Streitig ist im vorliegenden Fall, ob Art. 12 Abs. 1 NHG (Bundesgesetz über den Natur- und Heimatschutz; SR 451) dem WWF das Beschwerderecht einräumt und ihm damit Parteistellung verschafft. Das Eidgenössische Departement für Wirtschaft, Bildung und Forschung (im Folgenden: WBF) macht vor BGer geltend, dass das Verbandsbeschwerderecht nur bei Bundesaufgaben mit räumlichem Bezug zum Tragen komme. Dieser Raumbezug sei aber nicht gegeben.
Das BGer ist anderer Ansicht und hält fest, dass das Element der Raumrelevanz in der bisherigen bundesgerichtlichen Rechtsprechung keine Rolle gespielt habe. Auch der Wortlaut und die Entstehungsgeschichte von Art. 12 NHG sprächen gegen eine derartige Beschränkung.
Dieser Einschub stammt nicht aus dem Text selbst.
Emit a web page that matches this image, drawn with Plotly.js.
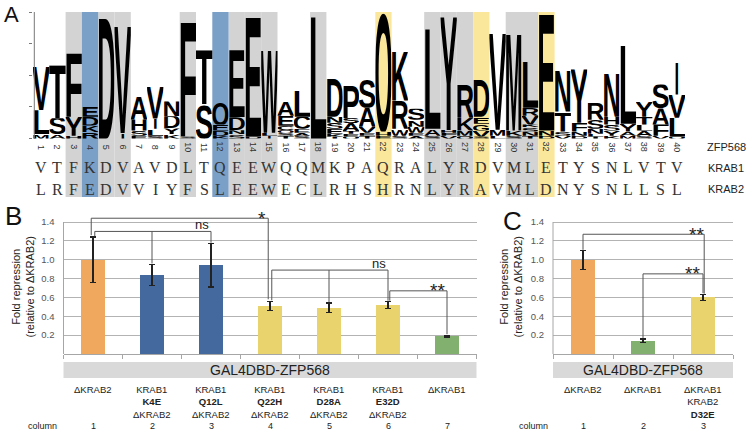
<!DOCTYPE html>
<html><head><meta charset="utf-8">
<script src="https://cdn.plot.ly/plotly-3.0.1.min.js"></script>
<style>html,body{margin:0;padding:0;background:#fff}#chart{width:750px;height:430px}</style>
</head><body><div id="chart"></div>
<script>
// ================= DATA =================
// Panel A: sequence logo (ZFP568) + aligned KRAB1 / KRAB2 sequences
const logoPositions = [1,2,3,4,5,6,7,8,9,10,11,12,13,14,15,16,17,18,19,20,21,22,23,24,25,26,27,28,29,30,31,32,33,34,35,36,37,38,39,40];
const krab1Seq = ['V','T','F','K','D','V','A','V','D','L','T','Q','E','E','W','Q','Q','M','K','P','A','Q','R','A','L','Y','R','D','V','M','L','E','T','Y','S','N','L','V','T','V'];
const krab2Seq = ['L','R','F','E','D','V','V','I','Y','F','S','L','E','E','W','E','C','L','R','H','S','H','R','N','L','Y','R','A','V','M','L','D','N','Y','S','N','L','L','S','L'];
const rowLabels = ['ZFP568','KRAB1','KRAB2'];
const greyCols = [3,5,6,10,13,14,15,18,25,26,27,30,31];
const blueCols = [4,12];
const yellowCols = [22,28,32];
// letter stacks, bottom to top: [letter, height in bits]
const logoStacks = [
 [['M',0.13],['L',0.76],['V',1.39]],
 [['A',0.13],['S',0.51],['T',1.68]],
 [['H',0.09],['Y',0.60],['F',2.06]],
 [['R',0.19],['K',0.22],['D',0.28],['E',0.32]],
 [['D',3.86]],
 [['I',0.16],['V',3.42]],
 [['E',0.09],['S',0.16],['H',0.35],['A',0.73]],
 [['S',0.09],['L',0.22],['I',0.32],['V',1.04]],
 [['K',0.13],['Y',0.19],['D',0.38],['N',0.47]],
 [['S',0.06],['F',3.67]],
 [['S',1.08],['T',1.71]],
 [['K',0.09],['D',0.16],['E',0.19],['Q',0.70]],
 [['S',0.13],['N',0.13],['D',0.41],['E',2.15]],
 [['D',0.06],['E',3.83]],
 [['I',0.09],['L',0.09],['W',2.63]],
 [['T',0.09],['S',0.09],['Q',0.09],['C',0.13],['E',0.32],['A',0.44]],
 [['S',0.09],['A',0.09],['E',0.13],['C',0.38],['L',0.82]],
 [['L',3.92]],
 [['T',0.06],['K',0.09],['E',0.16],['S',0.19],['N',0.19],['D',1.20]],
 [['Q',0.06],['E',0.09],['T',0.09],['A',0.25],['S',0.16],['P',1.01]],
 [['T',0.09],['E',0.09],['V',0.19],['A',0.60],['S',0.89]],
 [['E',0.09],['H',0.13],['Q',3.73]],
 [['S',0.09],['W',0.22],['R',0.89],['K',1.58]],
 [['A',0.09],['E',0.09],['W',0.19],['N',0.22],['S',0.35]],
 [['S',0.09],['A',0.22],['L',3.20]],
 [['V',0.09],['F',0.09],['H',0.09],['Y',3.64]],
 [['Q',0.09],['M',0.16],['K',0.41],['R',1.08]],
 [['S',0.06],['V',0.19],['G',0.22],['E',0.22],['D',1.17]],
 [['L',0.09],['M',0.19],['V',3.07]],
 [['S',0.09],['K',0.16],['M',3.10]],
 [['T',0.09],['N',0.13],['S',0.13],['K',0.09],['V',0.28],['R',0.25],['L',1.49]],
 [['D',0.09],['N',0.16],['E',3.73]],
 [['V',0.09],['S',0.13],['T',0.63],['N',1.30]],
 [['D',0.09],['N',0.13],['F',0.28],['Y',1.71]],
 [['T',0.06],['L',0.09],['N',0.16],['S',0.28],['R',0.54]],
 [['K',0.09],['Y',0.16],['S',0.19],['H',0.25],['N',1.39]],
 [['M',0.09],['A',0.13],['Y',0.25],['L',2.50]],
 [['S',0.09],['A',0.16],['L',0.19],['T',0.25],['Y',0.47]],
 [['V',0.09],['F',0.35],['A',0.51],['S',0.76]],
 [['Q',0.06],['L',0.60],['V',0.73],['I',1.01]]
];
const logoTicks = [0,1,2,3,4];

// Panel B
const catsB = ['ΔKRAB2','K4E','Q12L','Q22H','D28A','E32D','ΔKRAB1'];
const labelsB = [['ΔKRAB2'],['KRAB1','<b>K4E</b>','ΔKRAB2'],['KRAB1','<b>Q12L</b>','ΔKRAB2'],['KRAB1','<b>Q22H</b>','ΔKRAB2'],['KRAB1','<b>D28A</b>','ΔKRAB2'],['KRAB1','<b>E32D</b>','ΔKRAB2'],['ΔKRAB1']];
const valuesB = [1.00,0.84,0.94,0.51,0.49,0.52,0.19];
const errorsB = [0.24,0.11,0.23,0.05,0.05,0.035,0.01];
const columnB = ['1','2','3','4','5','6','7'];
const sigB = [{bars:[0,3],label:'*'},{bars:[0,1,2],label:'ns'},{bars:[3,4,5],label:'ns'},{bars:[5,6],label:'**'}];

// Panel C
const catsC = ['ΔKRAB2','ΔKRAB1','D32E'];
const labelsC = [['ΔKRAB2'],['ΔKRAB1'],['ΔKRAB1','KRAB2','<b>D32E</b>']];
const valuesC = [1.00,0.14,0.60];
const errorsC = [0.10,0.02,0.035];
const columnC = ['1','2','3'];
const sigC = [{bars:[0,2],label:'**'},{bars:[1,2],label:'**'}];

const yTicks = [0.2,0.4,0.6,0.8,1.0,1.2,1.4];
const groupLabel = 'GAL4DBD-ZFP568';
const yTitle = 'Fold repression<br>(relative to ΔKRAB2)';

// ================= STYLE =================
const W = 750, H = 430;
const FONT = 'Liberation Sans, Arial, sans-serif';
const colorsB = ['#F0A75E','#43699E','#43699E','#E8D36C','#E8D36C','#E8D36C','#82B06F'];
const colorsC = ['#F0A75E','#82B06F','#E8D36C'];
const px = (x) => x / W;
const py = (y) => (H - y) / H;

// plot geometry (pixels)
const bL = 63.5, bR = 476.5, cL = 553, cR = 733, base = 354, top14 = 222;
const yTopPx = base - (base - top14) / 1.4 * 1.5;

function glyph(ch) {
  const w = 1000, h = 700;
  const t = ch === 'I'
    ? `<text x="500" y="0" text-anchor="middle" font-family="Liberation Sans,Arial,sans-serif" font-weight="bold" font-size="1000">I</text>`
    : `<text x="-60" y="0" textLength="1120" lengthAdjust="spacingAndGlyphs" font-family="Liberation Sans,Arial,sans-serif" font-weight="bold" font-size="1000">${ch}</text>`;
  const svg = `<svg xmlns="http://www.w3.org/2000/svg" width="${w}" height="${h}" viewBox="0 -${h} ${w} ${h}" preserveAspectRatio="none">${t}</svg>`;
  return 'data:image/svg+xml;charset=utf-8,' + encodeURIComponent(svg);
}

const shapes = [], annotations = [], images = [];
function ann(o) { annotations.push(Object.assign({showarrow:false, xanchor:'center', yanchor:'middle', borderpad:0}, o)); }

// ---- Panel A ----
const rowY = [-0.27, -0.93, -1.60];
function hl(cols, color) {
  cols.forEach(c => shapes.push({type:'rect', xref:'x3', yref:'y3', x0:c-0.5, x1:c+0.5, y0:-1.85, y1:4,
    fillcolor:color, line:{width:0}, layer:'below'}));
}
hl(greyCols, '#D3D3D3'); hl(blueCols, '#7BA0C8'); hl(yellowCols, '#FBE79C');
shapes.push({type:'line', xref:'x3 domain', yref:'y3', x0:0.002, x1:0.002, y0:0, y1:4, line:{color:'#777', width:1}});

logoStacks.forEach((stack, i) => {
  const pos = logoPositions[i];
  let y = 0;
  stack.forEach(([ch, hgt]) => {
    y += hgt;
    images.push({source: glyph(ch), xref:'x3', yref:'y3', x: pos - 0.5, y: y, sizex: 1, sizey: hgt,
      xanchor:'left', yanchor:'top', sizing:'stretch', layer:'above'});
  });
});
logoPositions.forEach((p, i) => {
  ann({x:p, y:rowY[0], xref:'x3', yref:'y3', text:String(p), textangle:90, font:{family:FONT, size:9, color:'#333'}});
  ann({x:p, y:rowY[1], xref:'x3', yref:'y3', text:krab1Seq[i], font:{family:'Liberation Serif, serif', size:16, color:'#333'}});
  ann({x:p, y:rowY[2], xref:'x3', yref:'y3', text:krab2Seq[i], font:{family:'Liberation Serif, serif', size:16, color:'#333'}});
});
rowLabels.forEach((t, i) => ann({x:px(726), y:rowY[i], xref:'paper', yref:'y3', text:t, font:{family:FONT, size:11, color:'#222'}}));

// ---- Panels B and C ----
function panel(xa, ya, cats, labels, values, errors, column, sig, xL, xR, titleX, colLabelX) {
  const xr = xa.replace('axis', ''), yr = ya.replace('axis', '');
  const dom = xr + ' domain';
  shapes.push({type:'line', xref:'paper', yref:'paper', x0:px(xL), x1:px(xL), y0:py(base), y1:py(top14), line:{color:'#a6a6a6', width:1}});
  shapes.push({type:'rect', xref:dom, yref:'paper', x0:0, x1:1, y0:py(378), y1:py(362), fillcolor:'#D9D9D9', line:{width:0}});
  ann({xref:dom, yref:'paper', x:0.5, y:py(370), text:groupLabel, font:{family:FONT, size:14, color:'#222'}});
  labels.forEach((lines, i) => ann({xref:xr, yref:'paper', x:i, y:py(383), yanchor:'top',
    text:lines.join('<br>'), font:{family:FONT, size:9.5, color:'#222'}}));
  column.forEach((t, i) => ann({xref:xr, yref:'paper', x:i, y:py(425.5), text:t, font:{family:FONT, size:9, color:'#222'}}));
  ann({xref:'paper', yref:'paper', x:px(colLabelX), y:py(425.5), text:'column', font:{family:FONT, size:9, color:'#222'}});
  ann({xref:'paper', yref:'paper', x:px(titleX), y:py(287), text:yTitle, textangle:-90, font:{family:FONT, size:11, color:'#222'}});
  const tipOf = (b) => values[b] + errors[b];
  sig.forEach((s) => {
    const lvl = s.level;
    const legs = s.bars.map((b, j) => {
      let x = b;
      if (j === 0 && s.dxL) x += s.dxL;
      if (j === s.bars.length - 1 && s.dxR) x += s.dxR;
      return [x, tipOf(b) + (s.gap || 0.01)];
    });
    const x0 = legs[0][0], x1 = legs[legs.length - 1][0];
    shapes.push({type:'line', xref:xr, yref:yr, x0:x0, x1:x1, y0:lvl, y1:lvl, line:{color:'#555', width:1}});
    legs.forEach(([x, yEnd]) => shapes.push({type:'line', xref:xr, yref:yr, x0:x, x1:x, y0:lvl, y1:yEnd, line:{color:'#555', width:1}}));
    const isStar = s.label.indexOf('*') >= 0;
    ann({xref:xr, yref:yr, x:x1, y:lvl, text:s.label, xshift: s.tx, yshift: isStar ? 0 : 7,
      font:{family:FONT, size: isStar ? 19 : 13, color:'#222'}});
  });
}

// bracket placement (layout only)
Object.assign(sigB[0], {level:1.44, dxL:-0.03, dxR:-0.03, gap:0.02, tx:-6});
Object.assign(sigB[1], {level:1.30, dxL:0.03, gap:0.01, tx:-9});
Object.assign(sigB[2], {level:0.89, dxL:0.03, gap:0.01, tx:-9});
Object.assign(sigB[3], {level:0.67, dxL:0.03, gap:0.01, tx:-10});
Object.assign(sigC[0], {level:1.27, dxR:0.02, gap:0.005, tx:-8});
Object.assign(sigC[1], {level:0.85, gap:0.01, tx:-11});

panel('xaxis', 'yaxis', catsB, labelsB, valuesB, errorsB, columnB, sigB, bL, bR, 22.5, 42);
panel('xaxis2', 'yaxis2', catsC, labelsC, valuesC, errorsC, columnC, sigC, cL, cR, 510.5, 533);

// panel letters
[['A', 11, 14.5, 22], ['B', 13, 216, 26], ['C', 512, 221, 26]].forEach(([t, x, y, s]) =>
  ann({xref:'paper', yref:'paper', x:px(x), y:py(y), text:t, font:{family:FONT, size:s, color:'#111'}}));

const traces = [
  {type:'bar', x:catsB, y:valuesB, xaxis:'x', yaxis:'y', width:0.41, marker:{color:colorsB},
   error_y:{type:'data', array:errorsB, color:'#222', thickness:1.2, width:3}, hoverinfo:'none'},
  {type:'bar', x:catsC, y:valuesC, xaxis:'x2', yaxis:'y2', width:0.39, marker:{color:colorsC},
   error_y:{type:'data', array:errorsC, color:'#222', thickness:1.2, width:3}, hoverinfo:'none'},
  {type:'scatter', x:[1], y:[0], xaxis:'x3', yaxis:'y3', mode:'markers', marker:{opacity:0}, hoverinfo:'none'}
];

const catAxis = (dom, anchor, cats) => ({domain:dom, anchor:anchor, type:'category', range:[-0.5, cats.length - 0.5],
  showgrid:false, showline:true, linecolor:'#a6a6a6', ticks:'outside', tickson:'boundaries', ticklen:4, tickcolor:'#a6a6a6',
  showticklabels:false, zeroline:false, fixedrange:true});
const valAxis = (anchor) => ({domain:[py(base), py(yTopPx)], anchor:anchor, range:[0, 1.5], tickvals:yTicks,
  ticktext:yTicks.map(v => v.toFixed(1)), showgrid:true, gridcolor:'#b3b3b3', gridwidth:1, zeroline:false, showline:false,
  ticks:'', ticklabelstandoff:8, tickfont:{family:FONT, size:9.5, color:'#555'}, fixedrange:true});

const layout = {
  width:W, height:H, margin:{l:0, r:0, t:0, b:0}, paper_bgcolor:'#fff', plot_bgcolor:'rgba(0,0,0,0)',
  showlegend:false, bargap:0,
  xaxis: catAxis([px(bL), px(bR)], 'y', catsB),
  yaxis: valAxis('x'),
  xaxis2: catAxis([px(cL), px(cR)], 'y2', catsC),
  yaxis2: valAxis('x2'),
  xaxis3: {domain:[px(33), px(685)], anchor:'y3', range:[0.5, 40.5], visible:false, fixedrange:true},
  yaxis3: {domain:[py(197), py(12)], anchor:'x3', range:[-1.85, 4], tickvals:logoTicks, ticks:'outside', ticklen:3,
    tickcolor:'#777', showticklabels:false, showgrid:false, zeroline:false, showline:false, fixedrange:true},
  shapes: shapes, annotations: annotations, images: images,
  font:{family:FONT}
};
Plotly.newPlot('chart', traces, layout, {staticPlot:true, displayModeBar:false});
</script></body></html>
Dasselbe gelte für den Sinn und Zweck, was durch den vorliegenden streitigen Fall belegt werde:
[…] Der Zulassungsentscheid ist darauf ausgerichtet, dass die zugelassenen Pflanzenmittel in der Landwirtschaft verwendet und damit Stoffe mit einem potenziell erheblichen Schädigungspotenzial freigesetzt werden. Dabei beschränken sich die Auswirkungen nicht von vornherein auf bestimmte Gebiete, sondern können Böden, Gewässer und Lebensräume in der ganzen Schweiz betreffen. Dies verstärkt jedoch nur das Schutzbedürfnis und spricht somit nicht gegen, sondern für die Zulassung der Verbandsbeschwerde. Wie die ausdrückliche Vorschrift in Art. 18 Abs. 2 NHG zeigt, gehört der vorsorgliche Schutz von Tieren und Pflanzen gegen Giftstoffe bei der Schädlingsbekämpfung zu den zentralen Anliegen des NHG. Der Ausschluss der Verbandsbeschwerde in diesem Bereich würde damit den Intentionen des Gesetzgebers klar widersprechen. (E. 6.3.)
Die Bedenken des WBF, wonach die Zulassung von Umwelt- und Naturschutzorganisationen die Wirkstoffüberprüfungsverfahren in erheblichem Masse verzögere, zerstreut das BGer, indem es dem WBF in Erinnerung ruft, dass die Verfahren durch entsprechende Fristansetzungen straff geführt werden könnten.
Vgl. auch die Medienmitteilung des BGer vom 8. März 2018.